Centre Pompidou Málaga

Strolling to the port along Málaga's picturesque seafront will have you squinting into the distance at a sleek multicolored cube. Upon closer inspection you’ll realize it’s not some weird tardis, it’s just Málaga’s branch of the Centre Pompidou in Paris, affectionately known by locals as El Cubo. Putting the city on the cultural map, the centre has over 80 artworks, dating from 1905 onwards, including significant pieces from Frida Kahlo, Pablo Picasso, Rene Magritte, and more. Temporary exhibitions with works from Pompidou Paris keep the collections exciting and relevant.

Pier Port 1 of Málaga

For incredible views of Gibralfaro Castle and Alcazaba, head to Pier 1 Port of Málaga, a relatively new neighborhood that connects the cruise terminal to the historic center and the Park of the Palms. This shopping and leisure-packed part of town also boasts a number of restaurants, activities, and facilities to entertain the kids - no matter the budget. It’s particularly nice to walk around at night. Go for a long stroll as the sun is setting over the water, then head to one of the bars in the Malagueta area for cocktails and tapas.

Grilled sardines and sweet wine

With tempting small plates everywhere you look, you could fill up on tapas before you’ve even taken a bite of dinner.
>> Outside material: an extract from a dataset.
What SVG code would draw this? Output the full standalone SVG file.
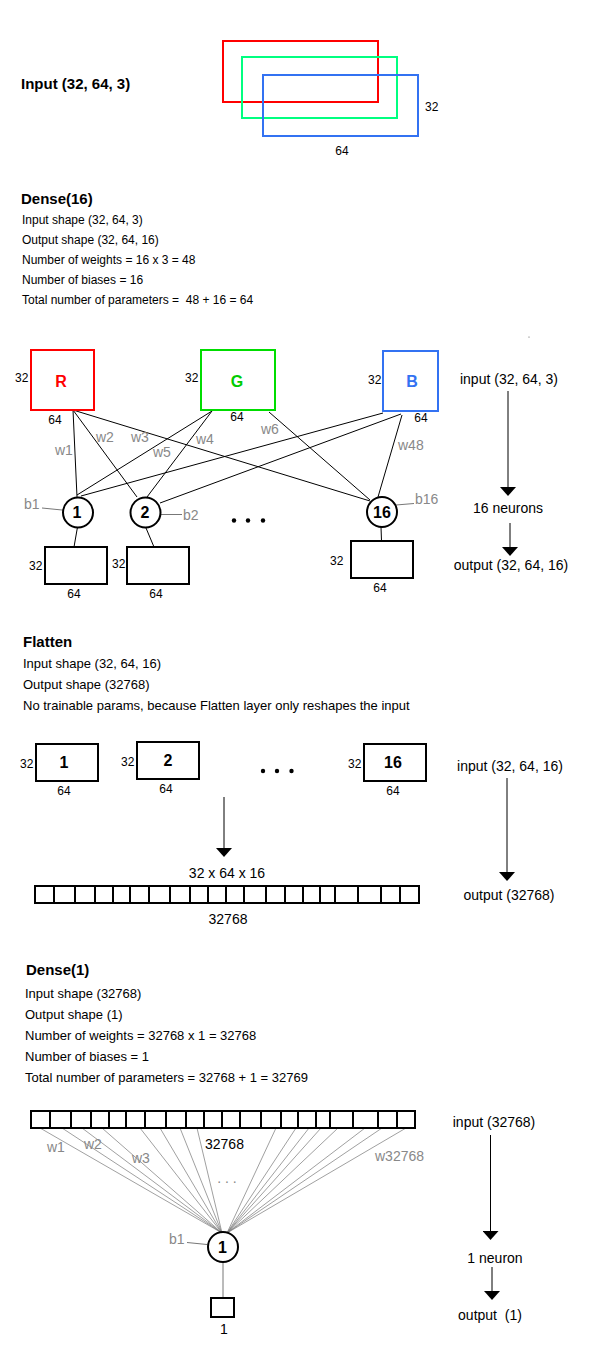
<svg xmlns="http://www.w3.org/2000/svg" width="594" height="1368" viewBox="0 0 594 1368">
<style>
text{font-family:"Liberation Sans",Arial,sans-serif;fill:#000}
.pre{white-space:pre}
.tb{font-size:15px;font-weight:bold}
.t12{font-size:12px}
.t13{font-size:13px}
.t14{font-size:14px}
.gl{fill:#888;font-size:14px}
.mid{text-anchor:middle}
.box{fill:#fff;stroke:#000;stroke-width:2}
.neu{fill:#fff;stroke:#000;stroke-width:2}
.nl{font-size:16px;font-weight:bold;text-anchor:middle}
.wire{stroke:#000;stroke-width:1;fill:none}
.bias{stroke:#777;stroke-width:1;fill:none}
.fan{stroke:#777;stroke-width:0.7;fill:none}
.arr{stroke:#000;stroke-width:1;fill:none}
.div{stroke:#000;stroke-width:2}
</style>
<defs>
<marker id="ah" markerUnits="userSpaceOnUse" markerWidth="9" markerHeight="16" viewBox="0 0 9 16" refX="0" refY="8" orient="auto">
<path d="M0,0 L9,8 L0,16 z" fill="#000"/>
</marker>
</defs>
<rect width="594" height="1368" fill="#fff"/>

<!-- Input section -->
<g id="input-title"><text class="tb" x="21" y="89">Input (32, 64, 3)</text></g>
<g id="input-tensor">
<rect x="223" y="41" width="155" height="61" fill="none" stroke="#ff0000" stroke-width="2"/>
<rect x="242" y="57" width="155" height="61" fill="none" stroke="#00ff80" stroke-width="2"/>
<rect x="263" y="75" width="155" height="61" fill="none" stroke="#3372f2" stroke-width="2"/>
<text class="t12" x="425" y="111">32</text>
<text class="t12 mid" x="342" y="155">64</text>
</g>

<!-- Dense(16) description -->
<g id="dense16-text">
<text class="tb" x="21" y="204">Dense(16)</text>
<text class="t12" x="22" y="224">Input shape (32, 64, 3)</text>
<text class="t12" x="22" y="244">Output shape (32, 64, 16)</text>
<text class="t12" x="22" y="264">Number of weights = 16 x 3 = 48</text>
<text class="t12" x="22" y="284">Number of biases = 16</text>
<text class="t12 pre" xml:space="preserve" x="22" y="304">Total number of parameters =  48 + 16 = 64</text>
</g>
<circle cx="529" cy="337" r="0.6" fill="#555"/>

<!-- connectors dense16 -->
<g id="connectors-dense16">
<line class="wire" x1="73" y1="410" x2="77" y2="497"/>
<line class="wire" x1="73" y1="410" x2="137" y2="497"/>
<line class="wire" x1="73" y1="410" x2="370" y2="501"/>
<line class="wire" x1="212" y1="411" x2="77" y2="495"/>
<line class="wire" x1="212" y1="411" x2="147" y2="497"/>
<line class="wire" x1="269" y1="412" x2="370" y2="500"/>
<line class="wire" x1="383" y1="413" x2="81" y2="496"/>
<line class="wire" x1="401" y1="414" x2="160" y2="503"/>
<line class="wire" x1="402" y1="415" x2="378" y2="497"/>
<line class="wire" x1="77.5" y1="527" x2="74" y2="547"/>
<line class="wire" x1="146" y1="528" x2="154" y2="547"/>
<line class="wire" x1="381" y1="527" x2="381.5" y2="541"/>
<line class="bias" x1="42" y1="508" x2="62" y2="510"/>
<line class="bias" x1="160" y1="514.5" x2="182" y2="514.5"/>
<line class="bias" x1="396" y1="505" x2="414" y2="503.5"/>
<text class="gl" x="55" y="455">w1</text>
<text class="gl" x="96" y="442">w2</text>
<text class="gl" x="131" y="442">w3</text>
<text class="gl" x="196" y="444">w4</text>
<text class="gl" x="153" y="457">w5</text>
<text class="gl" x="261" y="434">w6</text>
<text class="gl" x="398" y="450">w48</text>
<text class="gl" x="24" y="509">b1</text>
<text class="gl" x="183" y="520">b2</text>
<text class="gl" x="415" y="504">b16</text>
</g>

<g id="channel-R">
<rect x="31" y="350" width="63" height="60" fill="#fff" stroke="#ff0000" stroke-width="2"/>
<text x="61" y="386.5" class="mid" style="font-size:16px;font-weight:bold;fill:#ff0000">R</text>
<text class="t12" x="15" y="382">32</text>
<text class="t12 mid" x="55" y="424">64</text>
</g>
<g id="channel-G">
<rect x="201" y="350" width="74" height="60" fill="#fff" stroke="#00dd00" stroke-width="2"/>
<text x="237" y="386.5" class="mid" style="font-size:16px;font-weight:bold;fill:#00cc00">G</text>
<text class="t12" x="185" y="382">32</text>
<text class="t12 mid" x="237" y="421">64</text>
</g>
<g id="channel-B">
<rect x="383" y="351" width="55" height="60" fill="#fff" stroke="#3372f2" stroke-width="2"/>
<text x="412" y="386.5" class="mid" style="font-size:16px;font-weight:bold;fill:#3372f2">B</text>
<text class="t12" x="368" y="384">32</text>
<text class="t12 mid" x="421" y="422">64</text>
</g>

<g id="neuron-1"><circle class="neu" cx="78" cy="512.5" r="15"/><text class="nl" x="77" y="518">1</text></g>
<g id="neuron-2"><circle class="neu" cx="145.5" cy="512.5" r="15"/><text class="nl" x="145" y="518">2</text></g>
<g id="neuron-dots"><circle cx="234" cy="520.5" r="2.2"/><circle cx="248" cy="520.5" r="2.2"/><circle cx="263" cy="520.5" r="2.2"/></g>
<g id="neuron-16"><circle class="neu" cx="382" cy="512" r="15"/><text class="nl" x="382" y="517.5">16</text></g>

<g id="out-map-1"><rect class="box" x="45" y="547" width="62" height="37"/><text class="t12" x="29" y="570">32</text><text class="t12 mid" x="74" y="598">64</text></g>
<g id="out-map-2"><rect class="box" x="127" y="547" width="62" height="37"/><text class="t12" x="112" y="568">32</text><text class="t12 mid" x="156" y="598">64</text></g>
<g id="out-map-16"><rect class="box" x="351" y="541" width="62" height="37"/><text class="t12" x="330" y="565">32</text><text class="t12 mid" x="380" y="592">64</text></g>

<g id="flow-dense16">
<text class="t14 mid" x="509" y="383.5">input (32, 64, 3)</text>
<line class="arr" x1="508" y1="391" x2="508" y2="487" marker-end="url(#ah)"/>
<text class="t14 mid" x="508" y="513">16 neurons</text>
<line class="arr" x1="510" y1="523" x2="510" y2="547" marker-end="url(#ah)"/>
<text class="t14 mid" x="511" y="570">output (32, 64, 16)</text>
</g>

<!-- Flatten -->
<g id="flatten-text">
<text class="tb" x="23" y="647">Flatten</text>
<text class="t13" x="23" y="668">Input shape (32, 64, 16)</text>
<text class="t13" x="23" y="689">Output shape (32768)</text>
<text class="t13" x="23" y="710">No trainable params, because Flatten layer only reshapes the input</text>
</g>
<g id="flat-map-1"><rect class="box" x="36" y="744" width="62" height="37"/><text class="nl" x="64" y="767.5">1</text><text class="t12" x="20" y="768">32</text><text class="t12 mid" x="64" y="795">64</text></g>
<g id="flat-map-2"><rect class="box" x="137" y="742" width="62" height="37"/><text class="nl" x="168" y="766">2</text><text class="t12" x="121" y="766">32</text><text class="t12 mid" x="166" y="793">64</text></g>
<g id="flat-dots"><circle cx="263" cy="771" r="2.2"/><circle cx="277" cy="771" r="2.2"/><circle cx="291.5" cy="771" r="2.2"/></g>
<g id="flat-map-16"><rect class="box" x="364" y="744" width="62" height="37"/><text class="nl" x="393" y="767.5">16</text><text class="t12" x="348" y="768">32</text><text class="t12 mid" x="393" y="795">64</text></g>
<g id="flatten-arrow"><line class="arr" x1="224" y1="797" x2="224" y2="848" marker-end="url(#ah)"/></g>
<g id="flat-vector">
<text class="t14 mid" x="227" y="878">32 x 64 x 16</text>
<rect x="35" y="886" width="384" height="17" fill="#fff" stroke="#000" stroke-width="2"/>
<path class="div" d="M54,886v17M75,886v17M95,886v17M113,886v17M130,886v17M149,886v17M170,886v17M190,886v17M208,886v17M226,886v17M244,886v17M266,886v17M285,886v17M303,886v17M320,886v17M335,886v17M358,886v17M381,886v17M400,886v17"/>
<text class="t14 mid" x="228" y="924">32768</text>
</g>
<g id="flow-flatten">
<text class="t14 mid" x="510" y="771">input (32, 64, 16)</text>
<line class="arr" x1="507" y1="778" x2="507" y2="872" marker-end="url(#ah)"/>
<text class="t14 mid" x="509" y="900">output (32768)</text>
</g>

<!-- Dense(1) -->
<g id="dense1-text">
<text class="tb" x="26" y="975">Dense(1)</text>
<text class="t13" x="25" y="998">Input shape (32768)</text>
<text class="t13" x="25" y="1019">Output shape (1)</text>
<text class="t13" x="25" y="1040">Number of weights = 32768 x 1 = 32768</text>
<text class="t13" x="25" y="1061">Number of biases = 1</text>
<text class="t13" x="25" y="1082">Total number of parameters = 32768 + 1 = 32769</text>
</g>

<g id="connectors-dense1">
<path class="fan" d="M40,1128L222,1233M62,1128L222,1233M82,1128L222,1233M102,1128L222,1233M140,1128L222,1233M160,1128L222,1233M180,1128L222,1233M197,1128L222,1233"/>
<path class="fan" d="M276,1128L227,1233M296,1128L227,1233M309,1128L227,1233M321,1128L227,1233M338,1128L227,1233M365,1128L227,1233M382,1128L227,1233M406,1128L227,1233"/>
<line class="bias" x1="187" y1="1242.5" x2="207" y2="1244.5"/>
<line class="bias" x1="223" y1="1263" x2="223" y2="1298"/>
<text class="gl" x="47" y="1152">w1</text>
<text class="gl" x="84" y="1149">w2</text>
<text class="gl" x="132" y="1163">w3</text>
<text class="gl" x="375" y="1161">w32768</text>
<text class="gl mid" x="227" y="1183">. . .</text>
<text class="gl" x="169" y="1244">b1</text>
</g>

<g id="dense1-input-vector">
<rect x="31" y="1111" width="384" height="17" fill="#fff" stroke="#000" stroke-width="2"/>
<path class="div" d="M50,1111v17M71,1111v17M91,1111v17M109,1111v17M126,1111v17M145,1111v17M166,1111v17M186,1111v17M204,1111v17M222,1111v17M240,1111v17M261,1111v17M281,1111v17M298,1111v17M316,1111v17M330,1111v17M353,1111v17M378,1111v17M397,1111v17"/>
<text class="t14" x="205" y="1149">32768</text>
</g>
<g id="dense1-neuron"><circle class="neu" cx="223" cy="1247" r="15"/><text class="nl" x="222.5" y="1253">1</text></g>
<g id="dense1-output"><rect class="box" x="211" y="1298" width="23" height="19"/><text class="t14 mid" x="224" y="1334">1</text></g>

<g id="flow-dense1">
<text class="t14 mid" x="494" y="1127">input (32768)</text>
<line class="arr" x1="490.5" y1="1135" x2="490.5" y2="1231" marker-end="url(#ah)"/>
<text class="t14 mid" x="495" y="1263">1 neuron</text>
<line class="arr" x1="492" y1="1267" x2="492" y2="1291" marker-end="url(#ah)"/>
<text class="t14 mid pre" xml:space="preserve" x="490" y="1320">output  (1)</text>
</g>
</svg>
That can be good news since the local dinner time is quite late (think 10pm!). Make sure to try the grilled sardines. To eat them like the locals, head to the old fishing district of El Palo, where they’re served six to a stick at a number of beach bars. Wash them down with the sweet Málaga wine, available everywhere, but particularly good at La Casa del Guardia or 'The Guardhouse' - the oldest tavern in Málaga.